• **Exercise prompt**:
Work out how many lines of the material below mention the word "this"; reply with the number only.

====== Provided information ======

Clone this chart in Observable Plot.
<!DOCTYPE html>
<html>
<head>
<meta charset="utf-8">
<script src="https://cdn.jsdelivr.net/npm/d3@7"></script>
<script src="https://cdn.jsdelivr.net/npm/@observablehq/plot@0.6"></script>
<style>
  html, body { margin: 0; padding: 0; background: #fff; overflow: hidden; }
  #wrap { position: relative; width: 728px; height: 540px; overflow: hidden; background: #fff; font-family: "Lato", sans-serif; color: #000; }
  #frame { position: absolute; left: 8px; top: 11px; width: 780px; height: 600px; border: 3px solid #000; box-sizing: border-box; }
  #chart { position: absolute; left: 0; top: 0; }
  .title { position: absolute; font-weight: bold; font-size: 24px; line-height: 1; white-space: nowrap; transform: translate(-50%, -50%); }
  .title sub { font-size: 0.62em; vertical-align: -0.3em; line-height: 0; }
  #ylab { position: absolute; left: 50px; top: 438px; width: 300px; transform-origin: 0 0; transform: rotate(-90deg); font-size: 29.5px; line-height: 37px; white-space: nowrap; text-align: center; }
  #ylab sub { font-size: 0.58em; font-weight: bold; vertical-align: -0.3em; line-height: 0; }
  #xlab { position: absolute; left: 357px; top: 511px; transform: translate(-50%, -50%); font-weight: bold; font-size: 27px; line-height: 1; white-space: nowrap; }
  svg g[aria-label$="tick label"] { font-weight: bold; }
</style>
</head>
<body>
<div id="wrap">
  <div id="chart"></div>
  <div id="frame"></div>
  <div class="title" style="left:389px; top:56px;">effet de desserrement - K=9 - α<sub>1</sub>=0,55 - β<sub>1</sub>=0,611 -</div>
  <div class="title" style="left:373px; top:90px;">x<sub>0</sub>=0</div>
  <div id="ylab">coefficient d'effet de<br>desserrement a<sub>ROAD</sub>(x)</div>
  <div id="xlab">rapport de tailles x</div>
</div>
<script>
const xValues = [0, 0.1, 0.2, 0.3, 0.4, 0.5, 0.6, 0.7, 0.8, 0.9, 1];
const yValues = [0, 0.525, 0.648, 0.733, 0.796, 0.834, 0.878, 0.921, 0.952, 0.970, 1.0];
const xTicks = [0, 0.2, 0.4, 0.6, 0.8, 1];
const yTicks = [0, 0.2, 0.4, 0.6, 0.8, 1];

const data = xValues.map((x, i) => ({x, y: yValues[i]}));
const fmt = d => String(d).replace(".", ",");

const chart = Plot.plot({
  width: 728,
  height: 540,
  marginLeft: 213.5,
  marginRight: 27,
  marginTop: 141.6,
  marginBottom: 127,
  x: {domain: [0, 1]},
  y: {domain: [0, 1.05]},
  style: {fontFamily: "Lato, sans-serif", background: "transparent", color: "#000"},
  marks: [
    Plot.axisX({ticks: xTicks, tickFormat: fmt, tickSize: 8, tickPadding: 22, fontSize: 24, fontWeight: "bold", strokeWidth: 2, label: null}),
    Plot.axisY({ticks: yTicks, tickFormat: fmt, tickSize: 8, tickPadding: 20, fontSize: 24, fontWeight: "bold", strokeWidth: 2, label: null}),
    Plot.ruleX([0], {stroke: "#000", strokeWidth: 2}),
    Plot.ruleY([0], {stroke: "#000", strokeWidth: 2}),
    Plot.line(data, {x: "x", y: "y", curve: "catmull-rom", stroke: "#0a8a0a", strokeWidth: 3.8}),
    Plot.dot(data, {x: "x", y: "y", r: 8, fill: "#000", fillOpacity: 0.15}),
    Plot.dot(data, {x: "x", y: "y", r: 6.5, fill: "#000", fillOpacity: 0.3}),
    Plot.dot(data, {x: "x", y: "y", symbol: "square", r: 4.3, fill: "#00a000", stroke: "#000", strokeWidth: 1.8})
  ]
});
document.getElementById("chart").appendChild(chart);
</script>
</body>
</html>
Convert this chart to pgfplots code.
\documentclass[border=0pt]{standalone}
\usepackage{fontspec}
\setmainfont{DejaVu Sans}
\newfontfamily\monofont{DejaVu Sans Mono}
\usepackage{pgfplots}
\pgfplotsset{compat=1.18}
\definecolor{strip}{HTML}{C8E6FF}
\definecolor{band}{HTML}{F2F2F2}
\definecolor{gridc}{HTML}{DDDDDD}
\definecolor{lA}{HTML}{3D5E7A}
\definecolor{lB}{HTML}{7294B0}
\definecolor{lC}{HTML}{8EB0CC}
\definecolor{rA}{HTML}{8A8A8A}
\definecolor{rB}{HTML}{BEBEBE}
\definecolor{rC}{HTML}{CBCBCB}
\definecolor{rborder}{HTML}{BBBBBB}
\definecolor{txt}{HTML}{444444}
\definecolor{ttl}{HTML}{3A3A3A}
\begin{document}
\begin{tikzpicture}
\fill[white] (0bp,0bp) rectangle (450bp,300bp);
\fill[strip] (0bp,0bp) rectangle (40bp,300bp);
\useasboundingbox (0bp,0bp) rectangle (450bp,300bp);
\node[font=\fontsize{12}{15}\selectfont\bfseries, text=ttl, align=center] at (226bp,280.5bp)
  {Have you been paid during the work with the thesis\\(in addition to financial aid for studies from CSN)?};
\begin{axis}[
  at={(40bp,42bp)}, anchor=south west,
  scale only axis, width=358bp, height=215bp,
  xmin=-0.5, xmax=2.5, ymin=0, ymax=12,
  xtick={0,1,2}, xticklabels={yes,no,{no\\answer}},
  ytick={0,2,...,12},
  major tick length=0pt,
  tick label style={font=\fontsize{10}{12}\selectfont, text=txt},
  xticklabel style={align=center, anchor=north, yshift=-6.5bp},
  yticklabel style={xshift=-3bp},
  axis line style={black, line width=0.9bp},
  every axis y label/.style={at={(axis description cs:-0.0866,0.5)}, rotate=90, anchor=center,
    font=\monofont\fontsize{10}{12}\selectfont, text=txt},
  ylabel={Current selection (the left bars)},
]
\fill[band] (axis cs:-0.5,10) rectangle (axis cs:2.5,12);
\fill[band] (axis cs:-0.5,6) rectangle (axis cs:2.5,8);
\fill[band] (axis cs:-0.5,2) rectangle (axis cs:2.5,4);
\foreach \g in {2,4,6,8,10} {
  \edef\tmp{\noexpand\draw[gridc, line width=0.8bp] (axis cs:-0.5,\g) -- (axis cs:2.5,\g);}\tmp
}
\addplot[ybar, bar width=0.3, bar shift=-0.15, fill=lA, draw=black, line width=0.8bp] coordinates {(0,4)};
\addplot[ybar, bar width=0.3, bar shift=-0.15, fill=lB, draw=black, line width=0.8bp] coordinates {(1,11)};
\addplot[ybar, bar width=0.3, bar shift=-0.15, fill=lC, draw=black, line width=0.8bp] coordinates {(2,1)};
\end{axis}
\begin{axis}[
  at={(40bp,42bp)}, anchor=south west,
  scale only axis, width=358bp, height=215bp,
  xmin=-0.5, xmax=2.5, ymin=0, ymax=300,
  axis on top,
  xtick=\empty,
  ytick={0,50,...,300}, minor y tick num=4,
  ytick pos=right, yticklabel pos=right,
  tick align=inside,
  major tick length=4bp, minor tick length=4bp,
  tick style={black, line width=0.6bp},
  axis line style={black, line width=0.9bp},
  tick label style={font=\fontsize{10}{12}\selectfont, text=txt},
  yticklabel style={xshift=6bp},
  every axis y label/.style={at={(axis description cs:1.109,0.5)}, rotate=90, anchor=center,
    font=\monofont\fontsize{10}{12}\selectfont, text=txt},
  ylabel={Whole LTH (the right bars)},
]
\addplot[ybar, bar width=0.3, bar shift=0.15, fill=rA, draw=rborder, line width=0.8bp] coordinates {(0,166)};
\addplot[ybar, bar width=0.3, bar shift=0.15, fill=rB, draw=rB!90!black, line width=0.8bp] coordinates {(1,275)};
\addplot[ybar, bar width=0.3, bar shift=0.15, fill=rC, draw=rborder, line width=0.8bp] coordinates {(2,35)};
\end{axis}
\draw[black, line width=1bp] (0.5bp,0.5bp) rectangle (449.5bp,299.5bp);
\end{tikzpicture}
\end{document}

======

• **Full output**:
2